-- Start of Data listing --
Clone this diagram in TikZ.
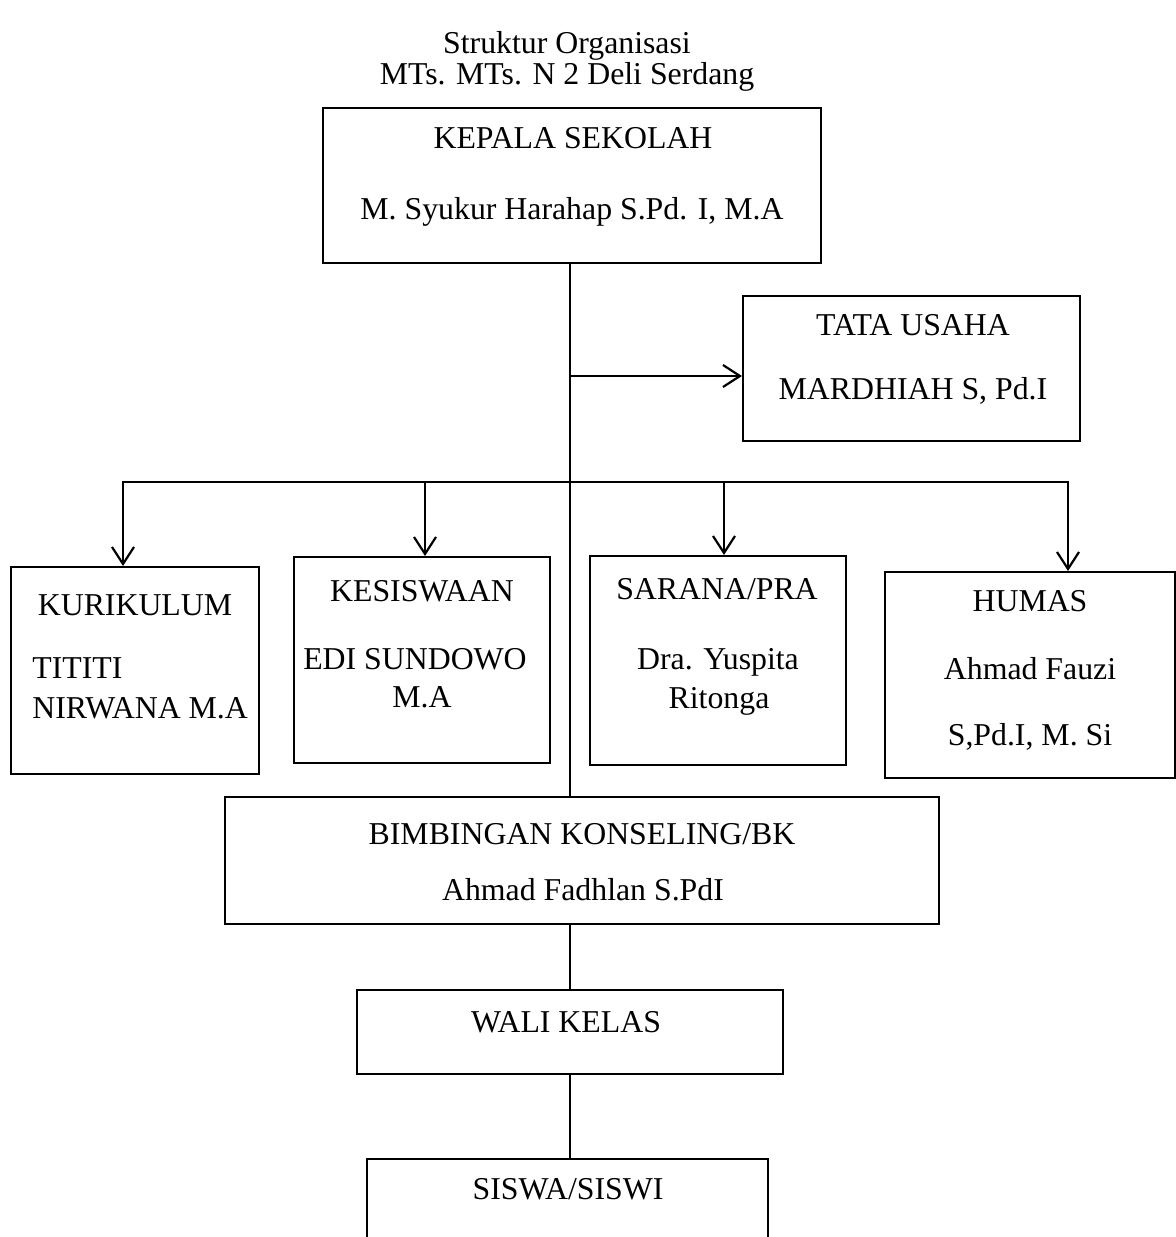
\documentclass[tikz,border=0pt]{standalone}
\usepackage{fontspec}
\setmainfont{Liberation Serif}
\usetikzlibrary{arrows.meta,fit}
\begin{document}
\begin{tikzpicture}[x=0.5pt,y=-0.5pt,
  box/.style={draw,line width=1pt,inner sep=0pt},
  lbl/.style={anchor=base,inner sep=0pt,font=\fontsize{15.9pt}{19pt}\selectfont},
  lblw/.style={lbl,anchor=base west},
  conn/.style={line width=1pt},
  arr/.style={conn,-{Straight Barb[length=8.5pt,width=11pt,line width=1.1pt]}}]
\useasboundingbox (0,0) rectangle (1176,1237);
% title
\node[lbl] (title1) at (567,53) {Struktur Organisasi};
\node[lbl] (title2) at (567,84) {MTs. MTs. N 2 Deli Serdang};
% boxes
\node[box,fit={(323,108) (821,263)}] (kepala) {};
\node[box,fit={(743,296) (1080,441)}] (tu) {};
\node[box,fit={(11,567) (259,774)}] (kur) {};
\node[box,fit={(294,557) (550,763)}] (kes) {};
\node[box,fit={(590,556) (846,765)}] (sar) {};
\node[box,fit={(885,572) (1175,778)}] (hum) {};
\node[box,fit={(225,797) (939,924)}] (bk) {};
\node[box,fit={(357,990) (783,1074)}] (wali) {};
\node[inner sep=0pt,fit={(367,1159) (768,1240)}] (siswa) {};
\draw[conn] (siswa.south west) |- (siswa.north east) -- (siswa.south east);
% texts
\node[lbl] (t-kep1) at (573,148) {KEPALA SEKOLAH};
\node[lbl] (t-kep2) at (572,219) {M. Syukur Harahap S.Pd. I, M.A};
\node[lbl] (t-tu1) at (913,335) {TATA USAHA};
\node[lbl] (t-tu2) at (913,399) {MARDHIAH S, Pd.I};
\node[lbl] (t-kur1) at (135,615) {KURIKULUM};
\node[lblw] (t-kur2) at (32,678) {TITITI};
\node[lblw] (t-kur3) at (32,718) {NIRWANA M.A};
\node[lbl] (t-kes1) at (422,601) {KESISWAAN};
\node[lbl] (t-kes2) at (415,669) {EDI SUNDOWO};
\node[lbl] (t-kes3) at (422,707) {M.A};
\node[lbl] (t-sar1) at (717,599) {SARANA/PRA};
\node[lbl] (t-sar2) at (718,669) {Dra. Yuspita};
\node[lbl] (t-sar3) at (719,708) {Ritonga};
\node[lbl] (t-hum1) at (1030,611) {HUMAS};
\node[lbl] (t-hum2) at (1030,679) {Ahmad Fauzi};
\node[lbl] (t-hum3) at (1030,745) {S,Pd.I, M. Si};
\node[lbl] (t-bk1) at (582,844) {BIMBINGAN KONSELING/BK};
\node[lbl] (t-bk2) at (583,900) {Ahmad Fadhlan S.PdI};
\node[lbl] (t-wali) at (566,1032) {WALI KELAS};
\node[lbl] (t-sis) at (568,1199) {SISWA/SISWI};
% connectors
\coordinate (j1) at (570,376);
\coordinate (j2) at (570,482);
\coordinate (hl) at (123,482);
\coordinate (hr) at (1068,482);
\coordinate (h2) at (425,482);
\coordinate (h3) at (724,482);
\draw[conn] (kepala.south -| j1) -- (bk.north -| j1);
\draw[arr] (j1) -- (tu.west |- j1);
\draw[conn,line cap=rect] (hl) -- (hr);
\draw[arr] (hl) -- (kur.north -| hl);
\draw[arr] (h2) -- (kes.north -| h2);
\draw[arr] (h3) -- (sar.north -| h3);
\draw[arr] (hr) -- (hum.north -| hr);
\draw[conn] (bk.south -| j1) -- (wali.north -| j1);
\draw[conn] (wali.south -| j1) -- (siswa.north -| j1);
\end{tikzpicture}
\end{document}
-- End of Data listing --
-- Start of Data listing --
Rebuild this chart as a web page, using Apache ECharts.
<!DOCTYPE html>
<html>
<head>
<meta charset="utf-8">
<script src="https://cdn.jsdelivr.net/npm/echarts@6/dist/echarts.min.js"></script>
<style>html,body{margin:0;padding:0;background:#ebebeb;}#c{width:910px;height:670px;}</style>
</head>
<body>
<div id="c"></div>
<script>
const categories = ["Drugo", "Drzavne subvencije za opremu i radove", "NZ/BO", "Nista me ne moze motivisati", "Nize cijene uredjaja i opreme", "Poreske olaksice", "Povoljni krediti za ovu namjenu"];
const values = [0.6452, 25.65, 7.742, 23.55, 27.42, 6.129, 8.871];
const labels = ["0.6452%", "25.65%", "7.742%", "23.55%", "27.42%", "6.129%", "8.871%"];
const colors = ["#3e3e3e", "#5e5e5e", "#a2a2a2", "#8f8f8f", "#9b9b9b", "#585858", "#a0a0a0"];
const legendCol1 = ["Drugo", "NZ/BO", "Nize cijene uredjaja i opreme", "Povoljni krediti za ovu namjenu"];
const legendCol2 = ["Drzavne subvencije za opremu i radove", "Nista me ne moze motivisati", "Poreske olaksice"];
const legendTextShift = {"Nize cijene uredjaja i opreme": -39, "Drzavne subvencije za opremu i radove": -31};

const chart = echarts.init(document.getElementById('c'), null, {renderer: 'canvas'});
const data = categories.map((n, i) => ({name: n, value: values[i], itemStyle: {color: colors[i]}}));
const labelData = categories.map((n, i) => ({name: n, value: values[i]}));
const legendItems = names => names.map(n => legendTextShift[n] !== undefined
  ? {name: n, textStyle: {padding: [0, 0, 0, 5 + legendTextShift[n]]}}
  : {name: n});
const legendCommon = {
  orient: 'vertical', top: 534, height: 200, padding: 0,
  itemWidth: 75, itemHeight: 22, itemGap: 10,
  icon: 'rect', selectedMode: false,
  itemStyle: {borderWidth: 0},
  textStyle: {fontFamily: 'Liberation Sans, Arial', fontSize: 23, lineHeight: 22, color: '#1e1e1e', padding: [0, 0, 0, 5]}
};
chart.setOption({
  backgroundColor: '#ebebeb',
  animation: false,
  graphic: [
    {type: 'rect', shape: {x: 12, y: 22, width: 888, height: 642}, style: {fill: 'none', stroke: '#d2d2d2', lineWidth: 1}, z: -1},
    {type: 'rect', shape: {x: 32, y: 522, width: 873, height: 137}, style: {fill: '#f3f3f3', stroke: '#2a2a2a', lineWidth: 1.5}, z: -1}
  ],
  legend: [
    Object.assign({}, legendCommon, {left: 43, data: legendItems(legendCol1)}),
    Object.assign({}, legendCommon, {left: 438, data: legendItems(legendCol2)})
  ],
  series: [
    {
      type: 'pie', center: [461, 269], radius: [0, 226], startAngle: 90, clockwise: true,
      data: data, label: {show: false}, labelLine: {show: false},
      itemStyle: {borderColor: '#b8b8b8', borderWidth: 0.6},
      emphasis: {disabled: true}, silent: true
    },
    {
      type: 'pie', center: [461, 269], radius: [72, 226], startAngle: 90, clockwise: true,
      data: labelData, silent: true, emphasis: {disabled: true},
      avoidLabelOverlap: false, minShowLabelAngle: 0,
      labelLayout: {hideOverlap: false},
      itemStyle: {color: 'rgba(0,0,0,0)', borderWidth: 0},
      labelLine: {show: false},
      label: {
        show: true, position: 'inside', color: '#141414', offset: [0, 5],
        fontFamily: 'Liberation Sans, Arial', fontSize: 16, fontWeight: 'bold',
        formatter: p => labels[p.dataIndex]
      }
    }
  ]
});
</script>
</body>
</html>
-- End of Data listing --
■ **Directive**: Give the count of lines in the data shown above that contain "this", and nothing else.

■ **Reply**: 2